最近の車にはABS(アンチロックブレーキシステム)は当たり前のようについていますが、皆さんは普段の運転でABSを効かせた経験がありますか?
実は東京モーターショーでは、幕張海浜公園Gブロック内にて、セーフティードライブ体験試乗会が毎日開催されています。参加費は無料。ただし南休憩ゾーン西側の配布所で、先着順の試乗券を受け取る必要があります。先に挙げたABSのほかにTCS(トラクション コントロール システム)、ESC(エレクトロニック スタビリティ コントロール)という車の安全に関わる3機能を、1周目はOFFに2周目はONに設定し、自ら運転して体験することができます。

コースは石鹸水を撒くことで作られた滑りやすい低μ路。用意された車はトヨタ マークXや日産 スカイラインなどの国産車から、M・ベンツ Cクラス等の輸入車まで計6車種9台。私はその中からFR駆動のBMW 3シリーズを選びました。

セーフティードライブ コース

まずABSです。これは急ブレーキによるタイヤロックを防止する装置。コースに入り直線部分から時速30km/hで低μ路に突入、同乗したアドバイザーの合図で急ブレーキを踏みます。
ABSがONの状態では、OFFの時には無かった「ガガッ、ガガッ」という独特のブレーキからの反動を体感できます。それに伴い制動距離もぐっと縮まりました。これまでABSを効かせたことの無かった自分にとっては、驚きの初体験です。

次はTCS。これは雨の日や雪の降り始めなどの滑りやすい道で、タイヤの空転を防止する装置です。
OFFの状態が左下の写真。左側の後輪だけが空回りし白煙が上がっています。まるでタイヤがバーストしたみたいですよね。このままスリップゾーンを抜けると急にグリップが回復して急加速することになり大変危険。
TCSをON(写真右下)にすると、OFFの時と同じようにアクセルを強く踏んでもタイヤが空回りせず車はゆっくりと低μ路を脱出してくれます。

セーフティードライブ TCS1セーフティードライブ TCS2

最後にESC。これは旋回時の姿勢を安定させる装置です。
私の場合、OFFになっていると低μ路のカーブを曲がりきれず横滑りしてスピンしてしまいました。そこでESCをONにして走ると、安定してスムーズにカーブを曲がることができて驚きます。ちなみにメーカーによりDSC、VSC、VSA、VDCなど様々な呼称があるようです。

セーフティードライブ ESC1セーフティードライブ ESC2
写真は左がONで右がOFFの状態です。ONでは進行方向右に対し車も同じ方向を向いていますが、OFFになると進行方向右に対して手前を向いてしまっています。スピンしてしまったのです。

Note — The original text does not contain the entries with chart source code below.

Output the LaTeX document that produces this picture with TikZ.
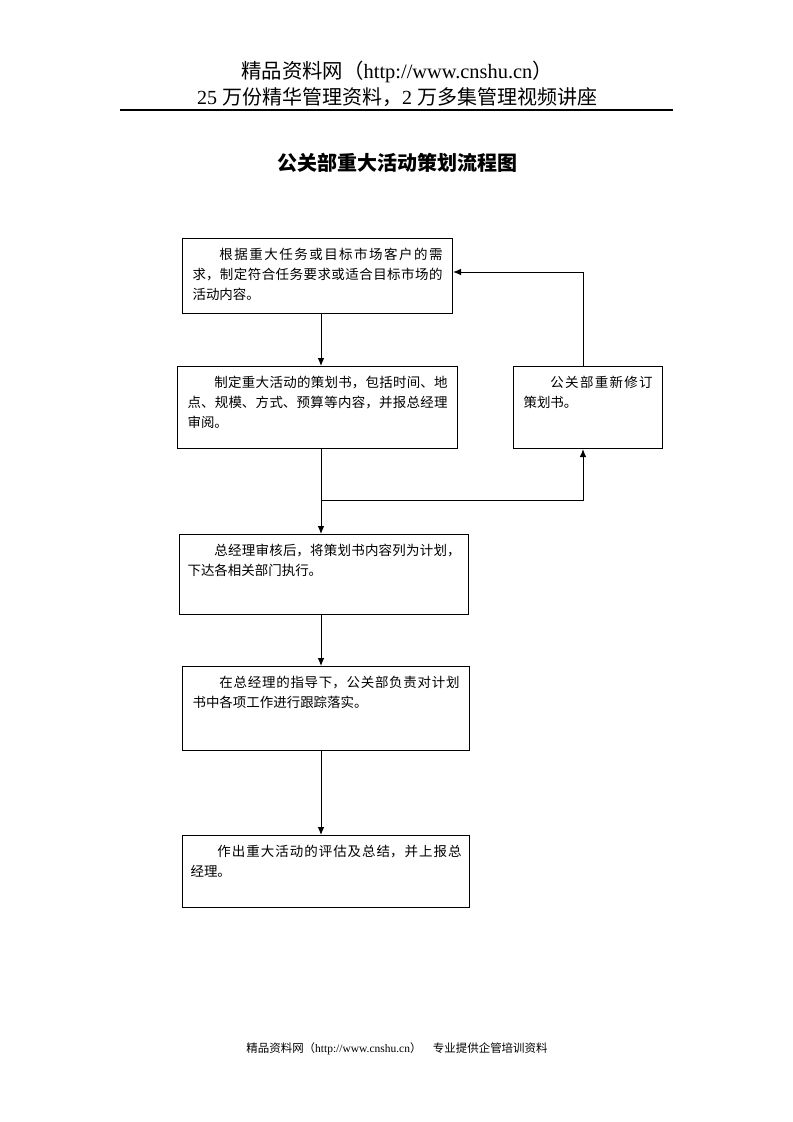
\documentclass[tikz,border=0pt]{standalone}
\usepackage{fontspec}
\setmainfont{Liberation Serif}
\newfontfamily\cjk{Noto Sans CJK SC}
\usetikzlibrary{arrows.meta,calc}
\XeTeXlinebreaklocale "zh"
\XeTeXlinebreakskip=0pt plus 3pt minus 0.4pt
\newcommand{\boxtxt}[3]{\begin{minipage}[t][#2][t]{#1}\setlength{\parindent}{2em}\setlength{\parfillskip}{0pt plus 1fil}\rule{0pt}{16pt}#3\end{minipage}}
\tikzset{
  flowbox/.style={draw, line width=0.8pt, inner xsep=7.5pt, inner ysep=0pt, anchor=north west,
    font=\cjk\fontsize{10.1}{15}\selectfont},
  arr/.style={line width=0.75pt, -{Latex[length=6pt,width=5pt]}},
  plain/.style={line width=0.75pt},
}
\begin{document}
\begin{tikzpicture}[x=0.75pt,y=-0.75pt]
\useasboundingbox (0,0) rectangle (793,1122);
% header
\node (h1) at (397,72) {\fontsize{15.3}{18}\selectfont{\cjk 精品资料网（}http://www.cnshu.cn{\cjk ）}};
\node (h2) at (397,97) {\fontsize{15}{18}\selectfont 25 {\cjk 万份精华管理资料，}2 {\cjk 万多集管理视频讲座}};
\coordinate (rl) at (120,110);
\coordinate (rr) at (673,110);
\draw[line width=0.9pt] (rl) -- (rr);
\node (title) at (397,163) {\cjk\bfseries\fontsize{15}{18}\selectfont 公关部重大活动策划流程图};
% boxes
\node[flowbox] (b1) at (182,238) {\boxtxt{187.5pt}{56.25pt}{根据重大任务或目标市场客户的需\linebreak 求，制定符合任务要求或适合目标市场的\linebreak 活动内容。}};
\node[flowbox] (b2) at (177,366) {\boxtxt{195pt}{61.5pt}{制定重大活动的策划书，包括时间、地\linebreak 点、规模、方式、预算等内容，并报总经理\linebreak 审阅。}};
\node[flowbox] (b3) at (513,366) {\boxtxt{96.75pt}{61.5pt}{公关部重新修订\linebreak 策划书。}};
\node[flowbox, inner xsep=6pt] (b4) at (179,534) {\boxtxt{204.75pt}{60pt}{总经理审核后，将策划书内容列为计划，\linebreak 下达各相关部门执行。}};
\node[flowbox] (b5) at (182,666) {\boxtxt{200.25pt}{63pt}{在总经理的指导下，公关部负责对计划\linebreak 书中各项工作进行跟踪落实。}};
\node[flowbox, inner xsep=6pt] (b6) at (182,835) {\boxtxt{203.25pt}{54pt}{作出重大活动的评估及总结，并上报总\linebreak 经理。}};
% connectors
\coordinate (spine) at (321,0);
\coordinate (rx) at (583,0);
\coordinate (ry) at (0,272);
\coordinate (junc) at (321,500);
\coordinate (jr) at (583,500);
\draw[arr] (b1.south -| spine) -- (b2.north -| spine);
\draw[plain] (b2.south -| spine) -- (junc);
\draw[arr] (junc) -- (b4.north -| spine);
\draw[arr] (junc) -- (jr) -- (b3.south -| rx);
\draw[arr] (b3.north -| rx) -- (rx |- ry) -- (b1.east |- ry);
\draw[arr] (b4.south -| spine) -- (b5.north -| spine);
\draw[arr] (b5.south -| spine) -- (b6.north -| spine);
% footer
\node (foot) at (397,1049) {\fontsize{8.6}{10}\selectfont{\cjk 精品资料网（}http://www.cnshu.cn{\cjk ）\quad 专业提供企管培训资料}};
\end{tikzpicture}
\end{document}
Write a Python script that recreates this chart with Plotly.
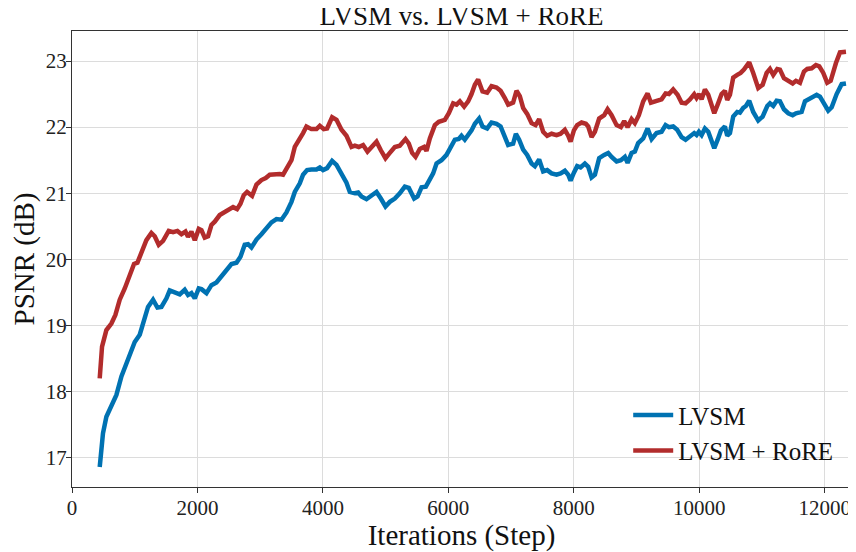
import plotly.graph_objects as go

series_names = ["LVSM", "LVSM + RoRE"]

lvsm_steps = [442, 494, 548, 628, 708, 788, 868, 947, 1000, 1080, 1159, 1212, 1292, 1362, 1426, 1506, 1558, 1638, 1718, 1797,
              1850, 1904, 1957, 2021, 2064, 2144, 2223, 2303, 2383, 2436, 2542, 2622, 2686, 2754, 2807, 2861, 2941, 3020, 3100, 3180,
              3260, 3340, 3419, 3499, 3552, 3632, 3684, 3748, 3818, 3898, 3951, 4003, 4067, 4147, 4217, 4297, 4376, 4429, 4509, 4562,
              4615, 4695, 4775, 4855, 4924, 4998, 5067, 5147, 5226, 5306, 5370, 5413, 5455, 5509, 5573, 5641, 5705, 5758, 5812, 5891,
              5971, 6040, 6104, 6167, 6210, 6263, 6316, 6370, 6423, 6491, 6545, 6619, 6689, 6769, 6833, 6901, 6954, 7033, 7077, 7129,
              7193, 7257, 7327, 7380, 7448, 7512, 7576, 7646, 7726, 7790, 7858, 7911, 7949, 8002, 8054, 8108, 8177, 8230, 8284, 8337,
              8405, 8485, 8549, 8603, 8683, 8751, 8815, 8858, 8922, 8974, 9027, 9107, 9177, 9241, 9320, 9400, 9464, 9517, 9585, 9649,
              9719, 9783, 9852, 9920, 9958, 9995, 10038, 10091, 10144, 10187, 10240, 10294, 10346, 10410, 10447, 10490, 10542, 10606, 10649, 10702,
              10745, 10797, 10861, 10941, 11011, 11085, 11128, 11180, 11234, 11287, 11351, 11420, 11490, 11542, 11595, 11633, 11686, 11739, 11793, 11872,
              11925, 11989, 12057, 12112, 12191, 12271, 12340]
lvsm_psnr = [16.86, 17.37, 17.62, 17.77, 17.95, 18.23, 18.43, 18.63, 18.75, 18.86, 19.08, 19.28, 19.39, 19.27, 19.28, 19.41, 19.53, 19.50, 19.47, 19.54,
             19.46, 19.49, 19.41, 19.56, 19.55, 19.49, 19.61, 19.65, 19.74, 19.80, 19.93, 19.95, 20.04, 20.22, 20.23, 20.18, 20.30, 20.38, 20.47, 20.56,
             20.61, 20.60, 20.71, 20.87, 21.02, 21.15, 21.28, 21.35, 21.36, 21.36, 21.39, 21.35, 21.38, 21.49, 21.43, 21.30, 21.16, 21.02, 21.00, 21.01,
             20.95, 20.91, 20.97, 21.02, 20.92, 20.80, 20.87, 20.92, 21.00, 21.10, 21.08, 21.00, 20.92, 20.95, 21.09, 21.10, 21.23, 21.30, 21.45, 21.50,
             21.58, 21.72, 21.81, 21.82, 21.87, 21.81, 21.88, 21.95, 22.05, 22.13, 22.01, 21.98, 22.07, 22.05, 22.01, 21.85, 21.73, 21.75, 21.90, 21.81,
             21.66, 21.58, 21.45, 21.41, 21.51, 21.33, 21.35, 21.30, 21.28, 21.30, 21.34, 21.28, 21.19, 21.31, 21.41, 21.39, 21.45, 21.40, 21.24, 21.28,
             21.53, 21.58, 21.61, 21.55, 21.48, 21.50, 21.55, 21.46, 21.61, 21.63, 21.76, 21.83, 21.98, 21.82, 21.91, 21.93, 22.03, 22.00, 22.01, 21.96,
             21.85, 21.81, 21.86, 21.91, 21.88, 21.93, 21.88, 21.98, 21.93, 21.81, 21.68, 21.81, 21.95, 22.01, 21.87, 21.91, 22.16, 22.23, 22.22, 22.29,
             22.32, 22.40, 22.23, 22.10, 22.16, 22.32, 22.36, 22.32, 22.40, 22.39, 22.27, 22.21, 22.18, 22.21, 22.23, 22.23, 22.39, 22.42, 22.44, 22.49,
             22.46, 22.37, 22.25, 22.30, 22.50, 22.65, 22.66]

rore_steps = [442, 479, 548, 628, 692, 761, 841, 920, 989, 1043, 1107, 1186, 1266, 1319, 1383, 1452, 1542, 1611, 1681, 1745,
              1809, 1850, 1904, 1957, 2021, 2064, 2116, 2169, 2223, 2276, 2355, 2425, 2515, 2568, 2632, 2686, 2738, 2791, 2871, 2941,
              3020, 3089, 3153, 3233, 3313, 3365, 3445, 3499, 3552, 3632, 3684, 3738, 3818, 3898, 3951, 4014, 4067, 4147, 4217, 4297,
              4376, 4456, 4509, 4572, 4641, 4711, 4775, 4855, 4924, 4998, 5067, 5147, 5226, 5317, 5370, 5423, 5477, 5545, 5614, 5652,
              5705, 5785, 5848, 5944, 6008, 6077, 6131, 6184, 6252, 6316, 6370, 6423, 6475, 6545, 6619, 6689, 6769, 6833, 6901, 6954,
              7033, 7087, 7140, 7193, 7257, 7327, 7391, 7448, 7512, 7576, 7646, 7726, 7790, 7858, 7911, 7949, 8002, 8054, 8124, 8193,
              8230, 8284, 8337, 8405, 8485, 8539, 8603, 8683, 8751, 8804, 8858, 8922, 8974, 9038, 9107, 9177, 9230, 9320, 9400, 9464,
              9517, 9585, 9655, 9719, 9783, 9852, 9920, 9958, 10000, 10038, 10091, 10144, 10198, 10240, 10294, 10357, 10410, 10447, 10490, 10542,
              10606, 10660, 10713, 10756, 10797, 10861, 10941, 11011, 11075, 11128, 11180, 11244, 11287, 11351, 11420, 11490, 11542, 11606, 11670, 11722,
              11793, 11861, 11914, 11978, 12041, 12096, 12180, 12244, 12340]
rore_psnr = [18.20, 18.68, 18.93, 19.03, 19.16, 19.39, 19.56, 19.76, 19.93, 19.95, 20.09, 20.29, 20.40, 20.35, 20.22, 20.28, 20.43, 20.41, 20.43, 20.38,
             20.42, 20.34, 20.42, 20.29, 20.46, 20.44, 20.33, 20.35, 20.52, 20.57, 20.67, 20.71, 20.75, 20.79, 20.76, 20.84, 20.97, 21.02, 20.96, 21.13,
             21.20, 21.23, 21.28, 21.29, 21.29, 21.28, 21.41, 21.50, 21.70, 21.81, 21.91, 22.01, 21.97, 21.97, 22.02, 21.97, 21.98, 22.15, 22.11, 21.96,
             21.87, 21.70, 21.72, 21.70, 21.73, 21.63, 21.70, 21.78, 21.65, 21.53, 21.61, 21.70, 21.72, 21.82, 21.75, 21.61, 21.55, 21.67, 21.70, 21.64,
             21.83, 22.03, 22.08, 22.11, 22.21, 22.36, 22.34, 22.39, 22.31, 22.39, 22.50, 22.64, 22.72, 22.54, 22.52, 22.62, 22.60, 22.55, 22.44, 22.34,
             22.37, 22.55, 22.47, 22.29, 22.20, 22.06, 22.03, 22.12, 21.93, 21.87, 21.90, 21.88, 21.90, 21.96, 21.87, 21.78, 21.95, 22.03, 22.07, 22.05,
             22.01, 21.85, 21.93, 22.13, 22.18, 22.27, 22.18, 22.03, 22.00, 22.09, 22.00, 22.12, 22.06, 22.18, 22.39, 22.51, 22.37, 22.40, 22.42, 22.51,
             22.50, 22.57, 22.49, 22.37, 22.36, 22.42, 22.50, 22.44, 22.50, 22.42, 22.57, 22.49, 22.34, 22.21, 22.34, 22.50, 22.55, 22.41, 22.49, 22.75,
             22.79, 22.82, 22.87, 22.92, 22.98, 22.82, 22.59, 22.64, 22.82, 22.88, 22.79, 22.88, 22.87, 22.74, 22.69, 22.66, 22.70, 22.67, 22.84, 22.88,
             22.89, 22.94, 22.92, 22.82, 22.67, 22.70, 22.97, 23.13, 23.14]

x_ticks = [0, 2000, 4000, 6000, 8000, 10000, 12000]
y_ticks = [17, 18, 19, 20, 21, 22, 23]

FONT = "Liberation Serif"
BLUE = "#0072b2"
RED = "#b22c2c"

fig = go.Figure()
fig.add_trace(go.Scatter(x=lvsm_steps, y=lvsm_psnr, mode="lines", name=series_names[0],
                         line=dict(color=BLUE, width=4.5), legendgroup="a"))
fig.add_trace(go.Scatter(x=rore_steps, y=rore_psnr, mode="lines", name=series_names[1],
                         line=dict(color=RED, width=4.5), legendgroup="b"))

axis_common = dict(showgrid=True, gridcolor="#dcdcdc", gridwidth=1, zeroline=False,
                   showline=True, linecolor="#333333", linewidth=1.2,
                   ticks="outside", ticklen=5, tickwidth=1, tickcolor="#333333",
                   tickfont=dict(family=FONT, size=21, color="#222222"))

# page body has an 8px margin, so the figure is 8px smaller than the window
fig.update_layout(
    width=848, height=544,
    margin=dict(l=64, r=5, t=23, b=65, autoexpand=False),
    paper_bgcolor="white", plot_bgcolor="white",
    font=dict(family=FONT, color="#111111"),
    title=dict(text="LVSM vs. LVSM + RoRE", x=0.5, xref="paper", xanchor="center",
               y=0.987, yref="container", yanchor="middle",
               font=dict(family=FONT, size=27, color="#111111")),
    xaxis=dict(range=[0, 12420], tickvals=x_ticks, ticktext=[str(v) for v in x_ticks],
               mirror=True, automargin=False, ticklabelstandoff=-3,
               title=dict(text="Iterations (Step)", standoff=0,
                          font=dict(family=FONT, size=29)),
               **axis_common),
    yaxis=dict(range=[16.557, 23.454], tickvals=y_ticks, ticktext=[str(v) for v in y_ticks],
               automargin=False, ticklabelstandoff=-5,
               title=dict(text="PSNR (dB)", standoff=8, font=dict(family=FONT, size=29)),
               **axis_common),
    legend=dict(x=0.714, y=0.03, xanchor="left", yanchor="bottom",
                bgcolor="rgba(255,255,255,0)", borderwidth=0,
                font=dict(family=FONT, size=25, color="#111111"),
                tracegroupgap=0, itemwidth=40),
)

fig.write_html("out.html")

以上3つの安全デバイスの効果を体感しましたが、普段運転している中でこれらの重要性を認識することはあまりありません。なぜならこれらの機能は、急ブレーキやオーバースピードでのコーナリングといった危険な状況下でしか作動しないためです。
普段、知らず知らずのうちに実は危険な運転をしていたりするものです。大きな事故を経験する前に、この試乗会で安全意識を見直してみるのはいかがでしょう?